Если Горбачев был Моисеем, который вывел советский народ из Египта, то Ельцин был Аароном, хотя новая Россия, которой он правил, совсем не походила на страну с молочными реками в кисельных берегах. Эти два человека были ровесниками, оба прошли с помощью партийной машины путь от рядовых аппаратчиков до наивысшего поста в государстве. Но трудно было представить себе более несхожие личности. Ельцин был человеком крупным, солидным, в каком-то смысле тяжело думал, но с необыкновенно развитым политическим чутьем. Ему были чужды непосредственность Горбачева, его открытость, интеллектуальная любознательность и сообразительность. По своему политическому стилю он был «быком», тогда как Горбачев напоминал «угря». В Ельцине была склонность к рискованной игре, совершенно чуждая Горбачеву. Горбачев был блестящим учеником, который прошел путь от деревенской школы до Московского университета: выгодное начало партийной карьеры. Ельцин же получил образование в провинции, там прошла и значительная часть его политической карьеры. Он был прирожденным «аутсайдером». Горбачев всегда хотел быть «своим». Ельцин же выступал против системы и завоевал сердца всех тех, кто ее ненавидел.

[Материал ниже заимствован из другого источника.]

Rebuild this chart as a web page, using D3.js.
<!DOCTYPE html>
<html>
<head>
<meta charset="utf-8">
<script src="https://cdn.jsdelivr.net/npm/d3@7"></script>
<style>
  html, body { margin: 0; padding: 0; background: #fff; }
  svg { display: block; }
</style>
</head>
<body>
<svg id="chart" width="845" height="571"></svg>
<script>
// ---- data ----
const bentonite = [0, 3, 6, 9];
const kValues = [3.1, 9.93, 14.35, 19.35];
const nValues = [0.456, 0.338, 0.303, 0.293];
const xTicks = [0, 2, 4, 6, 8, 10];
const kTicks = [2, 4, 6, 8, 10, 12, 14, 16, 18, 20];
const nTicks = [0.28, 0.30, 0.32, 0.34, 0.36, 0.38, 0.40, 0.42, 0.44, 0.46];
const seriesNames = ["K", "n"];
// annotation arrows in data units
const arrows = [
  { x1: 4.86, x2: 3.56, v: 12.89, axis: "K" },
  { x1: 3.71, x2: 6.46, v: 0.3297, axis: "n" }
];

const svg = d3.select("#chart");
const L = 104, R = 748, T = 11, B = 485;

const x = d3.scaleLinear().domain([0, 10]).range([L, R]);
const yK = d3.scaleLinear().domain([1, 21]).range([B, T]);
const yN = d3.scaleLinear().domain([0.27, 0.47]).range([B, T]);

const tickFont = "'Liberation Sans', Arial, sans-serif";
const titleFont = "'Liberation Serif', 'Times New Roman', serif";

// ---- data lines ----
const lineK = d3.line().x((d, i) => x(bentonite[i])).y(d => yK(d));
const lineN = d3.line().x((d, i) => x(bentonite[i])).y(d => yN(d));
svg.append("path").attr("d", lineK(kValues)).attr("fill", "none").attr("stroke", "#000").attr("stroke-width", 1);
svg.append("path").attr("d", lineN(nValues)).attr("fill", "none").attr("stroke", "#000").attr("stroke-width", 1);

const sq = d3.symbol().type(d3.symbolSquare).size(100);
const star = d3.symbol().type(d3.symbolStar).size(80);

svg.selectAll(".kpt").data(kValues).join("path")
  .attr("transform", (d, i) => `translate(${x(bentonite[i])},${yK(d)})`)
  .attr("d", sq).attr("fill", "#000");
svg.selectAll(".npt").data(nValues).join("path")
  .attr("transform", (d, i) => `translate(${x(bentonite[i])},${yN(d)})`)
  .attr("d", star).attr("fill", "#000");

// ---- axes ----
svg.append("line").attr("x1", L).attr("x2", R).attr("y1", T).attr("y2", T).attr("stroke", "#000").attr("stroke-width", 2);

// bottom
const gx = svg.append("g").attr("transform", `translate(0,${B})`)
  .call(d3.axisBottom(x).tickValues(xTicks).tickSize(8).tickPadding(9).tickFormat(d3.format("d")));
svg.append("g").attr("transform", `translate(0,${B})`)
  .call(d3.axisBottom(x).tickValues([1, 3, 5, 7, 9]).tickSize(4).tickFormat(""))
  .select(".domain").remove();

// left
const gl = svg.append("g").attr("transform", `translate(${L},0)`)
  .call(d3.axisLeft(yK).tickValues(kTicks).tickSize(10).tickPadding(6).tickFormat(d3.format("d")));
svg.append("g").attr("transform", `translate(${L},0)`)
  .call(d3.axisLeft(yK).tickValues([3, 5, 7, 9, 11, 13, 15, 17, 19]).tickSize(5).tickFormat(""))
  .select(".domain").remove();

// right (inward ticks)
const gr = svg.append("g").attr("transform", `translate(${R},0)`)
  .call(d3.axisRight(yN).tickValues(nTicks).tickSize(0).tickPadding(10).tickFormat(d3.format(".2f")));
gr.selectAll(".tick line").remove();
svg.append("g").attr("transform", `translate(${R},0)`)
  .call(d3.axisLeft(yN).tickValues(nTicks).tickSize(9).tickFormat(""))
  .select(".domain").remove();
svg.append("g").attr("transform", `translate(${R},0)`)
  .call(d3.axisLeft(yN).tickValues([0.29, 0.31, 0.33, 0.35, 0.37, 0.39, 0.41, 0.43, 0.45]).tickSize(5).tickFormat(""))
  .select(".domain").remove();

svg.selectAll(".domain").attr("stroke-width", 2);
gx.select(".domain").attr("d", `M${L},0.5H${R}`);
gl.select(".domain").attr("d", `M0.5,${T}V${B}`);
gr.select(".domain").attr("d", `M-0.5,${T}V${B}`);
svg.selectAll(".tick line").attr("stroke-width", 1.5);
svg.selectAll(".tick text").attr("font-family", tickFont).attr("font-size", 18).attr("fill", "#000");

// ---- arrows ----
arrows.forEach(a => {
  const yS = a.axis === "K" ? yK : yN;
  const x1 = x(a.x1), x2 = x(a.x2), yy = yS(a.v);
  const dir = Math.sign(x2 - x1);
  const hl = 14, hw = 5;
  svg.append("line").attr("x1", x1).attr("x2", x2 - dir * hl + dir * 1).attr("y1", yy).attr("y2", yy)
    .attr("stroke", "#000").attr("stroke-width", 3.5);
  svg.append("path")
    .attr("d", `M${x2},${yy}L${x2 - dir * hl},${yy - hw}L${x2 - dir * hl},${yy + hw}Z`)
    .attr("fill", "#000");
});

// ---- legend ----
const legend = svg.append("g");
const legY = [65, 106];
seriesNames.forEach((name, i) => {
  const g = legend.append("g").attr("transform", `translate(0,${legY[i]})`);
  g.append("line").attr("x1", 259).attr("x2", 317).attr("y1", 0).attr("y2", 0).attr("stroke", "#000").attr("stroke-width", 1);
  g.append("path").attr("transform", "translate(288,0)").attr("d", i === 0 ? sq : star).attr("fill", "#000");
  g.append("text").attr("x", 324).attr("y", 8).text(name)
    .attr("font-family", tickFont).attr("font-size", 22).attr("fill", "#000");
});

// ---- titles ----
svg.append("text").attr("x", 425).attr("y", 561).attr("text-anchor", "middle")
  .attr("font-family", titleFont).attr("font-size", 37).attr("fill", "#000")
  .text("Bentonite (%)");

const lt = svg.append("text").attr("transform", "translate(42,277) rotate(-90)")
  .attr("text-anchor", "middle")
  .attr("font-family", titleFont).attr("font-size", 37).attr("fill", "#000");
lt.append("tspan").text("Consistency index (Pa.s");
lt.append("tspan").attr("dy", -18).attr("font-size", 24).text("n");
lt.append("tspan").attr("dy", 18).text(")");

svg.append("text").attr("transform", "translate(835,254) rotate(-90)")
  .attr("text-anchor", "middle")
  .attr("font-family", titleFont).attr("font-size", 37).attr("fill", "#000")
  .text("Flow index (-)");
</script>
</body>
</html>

Тем не менее, Ельцин был во многих отношениях гораздо более традиционным русским руководителем, чем его предшественник. Вначале это никак не вредило ему в глазах избирателей, многие из которых все еще тосковали по неудобным, но таким простым и понятным временам не оспариваемой центральной власти. Его политические манипуляции интригами в Кремле возвращали назад, к замкнутому дворцовому политиканству политбюро и царей. Горбачев был окружен коллегами, которые сами по себе были видными политическими деятелями. Ельцин заботился о том, чтобы даже самые компетентные из его соратников зависели от его милостей. Он преспокойно жертвовал ими, если считал, что они позволяют себе больше, чем им положено по чину. Прозвище Ельцина «Царь Борис» было ироническим лишь наполовину.

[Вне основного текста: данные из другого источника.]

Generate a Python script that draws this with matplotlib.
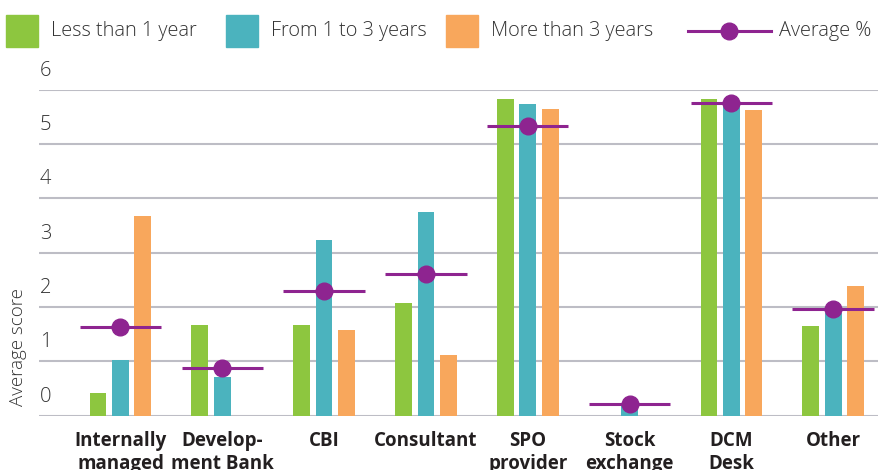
import numpy as np
import matplotlib.pyplot as plt
from matplotlib.patches import Rectangle
from matplotlib.lines import Line2D

categories = ["Internally\nmanaged", "Develop-\nment Bank", "CBI", "Consultant",
              "SPO\nprovider", "Stock\nexchange", "DCM\nDesk", "Other"]
less_1 = [0.42, 1.67, 1.67, 2.07, 5.83, 0.0, 5.83, 1.65]
from_1_3 = [1.03, 0.71, 3.24, 3.75, 5.74, 0.21, 5.75, 1.89]
more_3 = [3.67, 0.0, 1.58, 1.12, 5.65, 0.0, 5.63, 2.39]
average = [1.64, 0.87, 2.30, 2.60, 5.33, 0.21, 5.75, 1.97]
series_names = ["Less than 1 year", "From 1 to 3 years", "More than 3 years"]
yticks = [0, 1, 2, 3, 4, 5, 6]

green, teal, orange, purple = "#8DC63F", "#4BB3BE", "#F8A75C", "#8E2490"
grid_c = "#BDBDC5"
txt_c = "#231F20"
label_c = "#333333"
plt.rcParams["font.family"] = ["Open Sans", "DejaVu Sans"]

W, H = 879, 470
fig = plt.figure(figsize=(W / 100, H / 100), dpi=100)
ax = fig.add_axes([39 / W, (H - 415.7) / H, 1 - 39 / W, (415.7 - 89.7) / H])

x = np.arange(len(categories))
bw, step = 0.165, 0.22
for off, vals, c in zip([-step, 0, step], [less_1, from_1_3, more_3], [green, teal, orange]):
    ax.bar(x + off, vals, width=bw, color=c, zorder=2)

for xi, a in zip(x, average):
    ax.plot([xi - 0.4, xi + 0.4], [a, a], color=purple, lw=2.2, zorder=3, solid_capstyle="butt")
ax.plot(x, average, "o", color=purple, ms=12, zorder=4)

ax.set_xlim(-0.8, 7.45)
ax.set_ylim(0, 6)
for v in yticks:
    ax.axhline(v, color=grid_c, lw=1.5, zorder=1)
    ax.annotate(str(v), (0, v), xycoords=("axes fraction", "data"), xytext=(0.5, 6.5),
                textcoords="offset points", ha="left", va="bottom", fontsize=14.5,
                color=label_c, fontweight="light")
ax.set_yticks([])
ax.set_xticks(x)
ax.set_xticklabels(categories, fontsize=13.5, fontweight="bold", color=txt_c, linespacing=1.2)
ax.tick_params(axis="x", length=0, pad=11)
for s in ax.spines.values():
    s.set_visible(False)

fig.text(18 / W, 1 - 347 / H, "Average score", rotation=90, ha="center", va="center",
         fontsize=13.5, color=label_c, fontweight="light")

# legend
ly = 1 - 31 / H
for x0, c, name, tx in zip([6, 226, 446], [green, teal, orange], series_names, [51, 271, 491]):
    fig.add_artist(Rectangle((x0 / W, ly - 16 / H), 32 / W, 32 / H, color=c,
                             transform=fig.transFigure))
    fig.text(tx / W, ly, name, ha="left", va="center", fontsize=14.3, color=label_c,
             fontweight="light")
fig.add_artist(Line2D([688 / W, 771 / W], [ly, ly], color=purple, lw=2.2,
                      transform=fig.transFigure))
fig.add_artist(Line2D([729 / W], [ly], marker="o", ms=12, color=purple,
                      transform=fig.transFigure))
fig.text(779 / W, ly, "Average %", ha="left", va="center", fontsize=14.3, color=label_c,
         fontweight="light")

fig.savefig("out.png", dpi=100)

Сначала русские либералы и западные интеллектуалы считали, без сколько-нибудь явных оснований, что Ельцин предан демократии больше, чем Горбачев, что ему удастся провести либеральные экономические реформы, которые не осуществил его предшественник. Когда Ельцин встал после 1991 года к кормилу власти, казалось, он действительно решил, что путь реформ возобладает и что эта политика обеспечит ему место в истории. Поддержать всей своей властью программу радикальной реформы Гайдара его побудило не столько интеллектуальное убеждение, сколько инстинкт игрока и склонность повелевать. Если не считать Чечни, он продолжал уход от империи, поддерживая при этом довольно сносный порядок.

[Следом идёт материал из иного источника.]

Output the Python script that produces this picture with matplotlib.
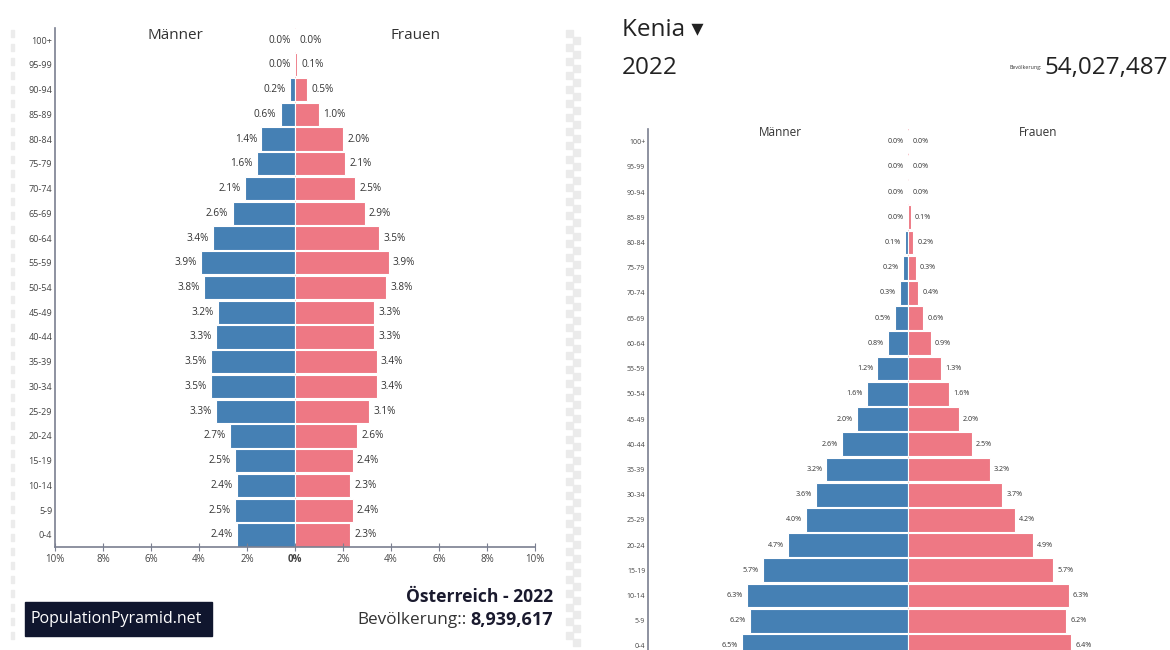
"""Two population pyramids side by side: Austria and Kenya, 2022."""
import numpy as np
import matplotlib.pyplot as plt
from matplotlib.patches import Rectangle, FancyBboxPatch

plt.rcParams['font.family'] = ['Open Sans', 'DejaVu Sans']

ages = ["0-4", "5-9", "10-14", "15-19", "20-24", "25-29", "30-34", "35-39",
        "40-44", "45-49", "50-54", "55-59", "60-64", "65-69", "70-74",
        "75-79", "80-84", "85-89", "90-94", "95-99", "100+"]

# Austria 2022, percent of total population
at_men = [2.4, 2.5, 2.4, 2.5, 2.7, 3.3, 3.5, 3.5, 3.3, 3.2, 3.8, 3.9, 3.4,
          2.6, 2.1, 1.6, 1.4, 0.6, 0.2, 0.0, 0.0]
at_women = [2.3, 2.4, 2.3, 2.4, 2.6, 3.1, 3.4, 3.4, 3.3, 3.3, 3.8, 3.9, 3.5,
            2.9, 2.5, 2.1, 2.0, 1.0, 0.5, 0.1, 0.0]

# Kenya 2022
ke_men = [6.5, 6.2, 6.3, 5.7, 4.7, 4.0, 3.6, 3.2, 2.6, 2.0, 1.6, 1.2, 0.8,
          0.5, 0.3, 0.2, 0.1, 0.0, 0.0, 0.0, 0.0]
ke_women = [6.4, 6.2, 6.3, 5.7, 4.9, 4.2, 3.7, 3.2, 2.5, 2.0, 1.6, 1.3, 0.9,
            0.6, 0.4, 0.3, 0.2, 0.1, 0.0, 0.0, 0.0]

x_ticks = [-10, -8, -6, -4, -2, 0, 2, 4, 6, 8, 10]

MEN = "#4580b4"
WOMEN = "#ee7884"
W, H = 1170, 650


def px_axes(fig, x0, y0, x1, y1):
    """Add axes given pixel box (top-left origin)."""
    return fig.add_axes([x0 / W, 1 - y1 / H, (x1 - x0) / W, (y1 - y0) / H])


def pyramid(ax, men, women, fs_lab, fs_age, off):
    y = np.arange(len(ages))
    men = np.array(men)
    women = np.array(women)
    ax.barh(y, -men, height=0.94, color=MEN, edgecolor="white", linewidth=0.8)
    ax.barh(y, women, height=0.94, color=WOMEN, edgecolor="white", linewidth=0.8)
    ax.axvline(0, color=WOMEN, lw=0.6, alpha=0.5, zorder=0)
    for i in range(len(ages)):
        ax.annotate(f"{men[i]:.1f}%", (-men[i], y[i]), xytext=(-off, 0),
                    textcoords="offset points", ha="right", va="center",
                    fontsize=fs_lab, color="#333333")
        ax.annotate(f"{women[i]:.1f}%", (women[i], y[i]), xytext=(off, 0),
                    textcoords="offset points", ha="left", va="center",
                    fontsize=fs_lab, color="#333333")
    ax.set_yticks(y)
    ax.set_yticklabels(ages, fontsize=fs_age, color="#444444")
    ax.tick_params(axis="y", length=0, pad=2)
    for s in ["top", "right"]:
        ax.spines[s].set_visible(False)
    ax.spines["left"].set_color("#7a7f90")
    ax.spines["left"].set_linewidth(1.2)


def label_before(fig, txt, label, fs, color, gap=3):
    """Put a label to the left of an already placed right-aligned text."""
    r = fig.canvas.get_renderer()
    bb = txt.get_window_extent(renderer=r)
    y = txt.get_position()[1]
    fig.text((bb.x0 - gap) / W, y, label, ha="right", va="center",
             fontsize=fs, color=color)


fig = plt.figure(figsize=(W / 100, H / 100), dpi=100)
fig.patch.set_facecolor("white")

# checkerboard strip between panels and dashed strip on far left
for k in range(90):
    yy = 30 + k * 7
    if yy > 640:
        break
    xx = 566 if k % 2 == 0 else 573
    fig.patches.append(Rectangle((xx / W, 1 - (yy + 7) / H), 7 / W, 7 / H,
                                 transform=fig.transFigure, color="#ebebeb",
                                 zorder=0))
    if k % 2 == 0:
        fig.patches.append(Rectangle((11 / W, 1 - (yy + 7) / H), 3 / W, 7 / H,
                                     transform=fig.transFigure,
                                     color="#ececec", zorder=0))

# ---- Austria ----
ax1 = px_axes(fig, 55, 28, 535, 547)
pyramid(ax1, at_men, at_women, 7.2, 6.5, 3)
ax1.set_xlim(-10, 10)
ax1.set_ylim(-0.485, 20.485)
ax1.set_xticks(x_ticks)
ax1.set_xticklabels([f"{abs(t)}%" for t in x_ticks], fontsize=7,
                    color="#444444")
ax1.get_xticklabels()[5].set_fontweight("bold")
ax1.tick_params(axis="x", direction="inout", length=6, color="#7a7f90", pad=2)
ax1.spines["bottom"].set_color("#7a7f90")
ax1.spines["bottom"].set_linewidth(1.2)
ax1.text(-5, 20.2, "Männer", ha="center", va="center", fontsize=11,
         color="#333333")
ax1.text(5, 20.2, "Frauen", ha="center", va="center", fontsize=11,
         color="#333333")

fig.text(553 / W, 1 - 597 / H, "Österreich - 2022", ha="right", va="center",
         fontsize=12.6, fontweight="bold", color="#1a1a2e")
pop_at = fig.text(553 / W, 1 - 620 / H, "8,939,617", ha="right", va="center",
                  fontsize=13, fontweight="bold", color="#1a1a2e")
label_before(fig, pop_at, "Bevölkerung::", 12.3, "#333333", gap=4)
fig.patches.append(FancyBboxPatch((25 / W, 1 - 636 / H), 187 / W, 34 / H,
                                  boxstyle="square,pad=0",
                                  transform=fig.transFigure,
                                  color="#10162e", zorder=1))
fig.text(116 / W, 1 - 619 / H, "PopulationPyramid.net", ha="center",
         va="center", fontsize=11.5, color="white", zorder=2)

# ---- Kenya ----
ax2 = px_axes(fig, 648, 129, 1168, 650)
pyramid(ax2, ke_men, ke_women, 5.2, 5.0, 3)
ax2.set_xlim(-10.2, 10.2)
ax2.set_ylim(-0.16, 20.5)
ax2.set_xticks([])
ax2.spines["bottom"].set_visible(False)
ax2.text(-5, 20.36, "Männer", ha="center", va="center", fontsize=8.5,
         color="#333333")
ax2.text(5.1, 20.36, "Frauen", ha="center", va="center", fontsize=8.5,
         color="#333333")

fig.text(622 / W, 1 - 30 / H, "Kenia ▾", ha="left", va="center",
         fontsize=17.5, color="#222222")
fig.text(622 / W, 1 - 68 / H, "2022", ha="left", va="center",
         fontsize=17.5, color="#222222")
pop_ke = fig.text(1168 / W, 1 - 68 / H, "54,027,487", ha="right",
                  va="center", fontsize=17.5, color="#222222")
label_before(fig, pop_ke, "Bevölkerung:", 3.8, "#333333", gap=3)

fig.savefig("out.png", dpi=100)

Мое собственное предубеждение против Ельцина питалось слухами, распространявшимися о нем шепотом. Мне не нравились отсутствие, на мой взгляд, у него обаяния, его грубые манеры и скудость идей, его неустанная деструктивная оппозиция Горбачеву. Его воспоминания, которые я прочитал в июне 1990 года, дали мне первое представление о его мужестве и силе воли. К тому времени, когда я нанес ему последний визит в мае 1992 года, он почти совсем завоевал меня. Он был деловит, раскован, весел и разбирался в сложных вопросах сам, без всяких записок. Я подумал: он значительно вырос с тех пор, как стал общепризнанным президентом реальной страны, новой России. Однако многие продолжали относиться к нему с подозрением. Пылкий бородатый журналист из «Московского комсомольца» предостерег меня, что Ельцин — пьяница, автократ, которым манипулирует его окружение, сам же он способен на любое злоупотребление властью. Когда я воздержался от комментариев, журналист обвинил меня в том, что меня соблазняет обаяние, исходящее от самой власти. Возможно, он был прав. Профессиональная болезнь чиновников — представлять в самом лучшем свете действия человека, находящегося на вершине властной пирамиды.